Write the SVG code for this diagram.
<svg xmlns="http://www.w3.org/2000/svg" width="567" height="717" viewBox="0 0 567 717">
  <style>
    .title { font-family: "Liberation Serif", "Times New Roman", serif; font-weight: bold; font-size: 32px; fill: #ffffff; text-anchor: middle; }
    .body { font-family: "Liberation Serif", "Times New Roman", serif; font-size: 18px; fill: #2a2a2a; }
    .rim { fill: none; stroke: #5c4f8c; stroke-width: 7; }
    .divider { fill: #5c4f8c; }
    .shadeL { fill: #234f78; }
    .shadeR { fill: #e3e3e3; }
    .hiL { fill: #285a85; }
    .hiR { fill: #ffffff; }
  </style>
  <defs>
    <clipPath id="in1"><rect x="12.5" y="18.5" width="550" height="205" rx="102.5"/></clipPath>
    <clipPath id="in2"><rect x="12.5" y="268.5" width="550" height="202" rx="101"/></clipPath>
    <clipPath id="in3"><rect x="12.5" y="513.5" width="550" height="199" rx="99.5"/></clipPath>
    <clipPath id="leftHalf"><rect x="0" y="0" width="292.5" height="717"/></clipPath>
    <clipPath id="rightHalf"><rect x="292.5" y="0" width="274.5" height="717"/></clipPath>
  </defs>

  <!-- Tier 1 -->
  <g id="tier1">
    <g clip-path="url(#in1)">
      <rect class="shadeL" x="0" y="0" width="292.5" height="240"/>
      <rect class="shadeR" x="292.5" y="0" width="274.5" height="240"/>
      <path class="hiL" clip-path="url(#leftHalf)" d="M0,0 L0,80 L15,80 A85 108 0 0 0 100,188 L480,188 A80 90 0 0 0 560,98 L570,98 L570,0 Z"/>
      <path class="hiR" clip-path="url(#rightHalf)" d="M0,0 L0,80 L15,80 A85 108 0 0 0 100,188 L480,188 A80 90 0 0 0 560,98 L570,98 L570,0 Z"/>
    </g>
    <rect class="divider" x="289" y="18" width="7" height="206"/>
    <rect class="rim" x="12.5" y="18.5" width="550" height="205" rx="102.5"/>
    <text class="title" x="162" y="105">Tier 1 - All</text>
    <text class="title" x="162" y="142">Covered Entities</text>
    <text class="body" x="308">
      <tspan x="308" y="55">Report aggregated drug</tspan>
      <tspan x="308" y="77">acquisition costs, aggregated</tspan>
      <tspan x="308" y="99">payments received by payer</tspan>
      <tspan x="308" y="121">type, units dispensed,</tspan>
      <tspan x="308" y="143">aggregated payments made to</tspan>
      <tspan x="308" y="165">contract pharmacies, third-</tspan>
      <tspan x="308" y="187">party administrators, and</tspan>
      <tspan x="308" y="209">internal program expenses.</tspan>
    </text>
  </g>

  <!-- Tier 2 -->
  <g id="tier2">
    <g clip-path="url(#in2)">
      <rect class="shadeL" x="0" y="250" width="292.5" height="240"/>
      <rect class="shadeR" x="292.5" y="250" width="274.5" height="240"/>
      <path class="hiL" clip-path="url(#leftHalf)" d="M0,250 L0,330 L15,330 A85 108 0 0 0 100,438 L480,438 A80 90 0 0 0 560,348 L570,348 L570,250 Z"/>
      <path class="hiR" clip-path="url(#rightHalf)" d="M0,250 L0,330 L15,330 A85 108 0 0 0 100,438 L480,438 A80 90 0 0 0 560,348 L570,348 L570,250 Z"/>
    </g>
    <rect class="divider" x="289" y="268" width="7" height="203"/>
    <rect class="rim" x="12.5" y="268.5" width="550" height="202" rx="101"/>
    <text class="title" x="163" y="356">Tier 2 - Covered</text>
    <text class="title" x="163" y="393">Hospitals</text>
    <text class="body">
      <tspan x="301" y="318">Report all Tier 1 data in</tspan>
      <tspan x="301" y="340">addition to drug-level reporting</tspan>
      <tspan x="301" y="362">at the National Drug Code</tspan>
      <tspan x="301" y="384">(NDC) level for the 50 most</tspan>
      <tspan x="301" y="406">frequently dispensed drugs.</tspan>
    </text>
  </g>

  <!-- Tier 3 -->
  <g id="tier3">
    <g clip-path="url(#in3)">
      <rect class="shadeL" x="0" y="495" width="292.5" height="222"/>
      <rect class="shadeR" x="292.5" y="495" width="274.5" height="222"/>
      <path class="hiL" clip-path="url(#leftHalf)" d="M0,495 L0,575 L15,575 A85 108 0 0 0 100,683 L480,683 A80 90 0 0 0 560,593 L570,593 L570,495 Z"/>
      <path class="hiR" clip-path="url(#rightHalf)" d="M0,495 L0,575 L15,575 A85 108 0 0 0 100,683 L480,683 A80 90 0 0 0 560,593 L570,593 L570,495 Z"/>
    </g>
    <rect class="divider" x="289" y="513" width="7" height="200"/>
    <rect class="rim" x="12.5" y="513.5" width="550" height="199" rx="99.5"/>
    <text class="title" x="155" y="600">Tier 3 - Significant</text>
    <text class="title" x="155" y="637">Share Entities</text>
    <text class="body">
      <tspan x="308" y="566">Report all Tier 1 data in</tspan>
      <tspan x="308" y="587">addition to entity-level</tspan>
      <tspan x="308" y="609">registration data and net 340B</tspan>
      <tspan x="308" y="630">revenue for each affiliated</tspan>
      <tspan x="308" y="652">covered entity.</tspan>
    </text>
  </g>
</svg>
* * *
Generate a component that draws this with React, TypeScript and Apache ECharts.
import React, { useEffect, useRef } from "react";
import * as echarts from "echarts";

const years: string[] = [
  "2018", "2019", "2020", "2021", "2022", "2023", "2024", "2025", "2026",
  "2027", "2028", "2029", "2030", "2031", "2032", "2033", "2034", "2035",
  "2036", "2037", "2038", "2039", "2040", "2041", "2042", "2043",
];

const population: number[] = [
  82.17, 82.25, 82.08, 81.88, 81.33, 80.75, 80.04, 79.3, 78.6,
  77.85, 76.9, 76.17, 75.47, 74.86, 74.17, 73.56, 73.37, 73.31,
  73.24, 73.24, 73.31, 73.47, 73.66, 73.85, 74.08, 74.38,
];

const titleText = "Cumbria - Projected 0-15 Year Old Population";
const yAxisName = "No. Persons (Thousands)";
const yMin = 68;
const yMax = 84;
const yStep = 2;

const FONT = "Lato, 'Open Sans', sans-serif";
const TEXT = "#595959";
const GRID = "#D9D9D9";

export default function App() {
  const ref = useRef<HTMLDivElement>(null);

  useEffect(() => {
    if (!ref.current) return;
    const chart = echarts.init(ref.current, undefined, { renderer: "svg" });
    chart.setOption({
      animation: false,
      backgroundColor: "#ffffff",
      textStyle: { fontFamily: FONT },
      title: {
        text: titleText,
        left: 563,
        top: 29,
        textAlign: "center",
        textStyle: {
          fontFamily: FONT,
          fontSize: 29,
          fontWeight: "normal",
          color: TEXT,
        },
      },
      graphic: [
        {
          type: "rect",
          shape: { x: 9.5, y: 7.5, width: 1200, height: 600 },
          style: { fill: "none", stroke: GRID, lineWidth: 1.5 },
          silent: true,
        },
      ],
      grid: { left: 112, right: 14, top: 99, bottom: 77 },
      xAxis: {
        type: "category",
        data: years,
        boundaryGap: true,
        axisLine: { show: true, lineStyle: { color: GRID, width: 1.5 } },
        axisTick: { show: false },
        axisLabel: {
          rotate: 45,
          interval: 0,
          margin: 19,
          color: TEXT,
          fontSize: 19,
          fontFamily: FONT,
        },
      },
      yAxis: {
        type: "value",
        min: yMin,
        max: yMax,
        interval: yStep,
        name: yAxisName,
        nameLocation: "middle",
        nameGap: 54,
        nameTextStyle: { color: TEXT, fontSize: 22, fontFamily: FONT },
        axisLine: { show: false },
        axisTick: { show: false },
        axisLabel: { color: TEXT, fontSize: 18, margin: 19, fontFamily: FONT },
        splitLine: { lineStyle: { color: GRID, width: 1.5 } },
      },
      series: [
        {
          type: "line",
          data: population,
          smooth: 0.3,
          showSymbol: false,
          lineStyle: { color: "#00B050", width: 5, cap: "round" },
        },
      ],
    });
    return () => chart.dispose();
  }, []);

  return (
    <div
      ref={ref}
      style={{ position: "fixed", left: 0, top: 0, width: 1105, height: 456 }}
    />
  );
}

■ What you will do
Within the listing above, locate the line containing "Generate a component" and the line containing "import * as". Reproduce those two lines and all lines between them exactly, with nothing added.

■ Response for this exercise
Generate a component that draws this with React, TypeScript and Apache ECharts.
import React, { useEffect, useRef } from "react";
import * as echarts from "echarts";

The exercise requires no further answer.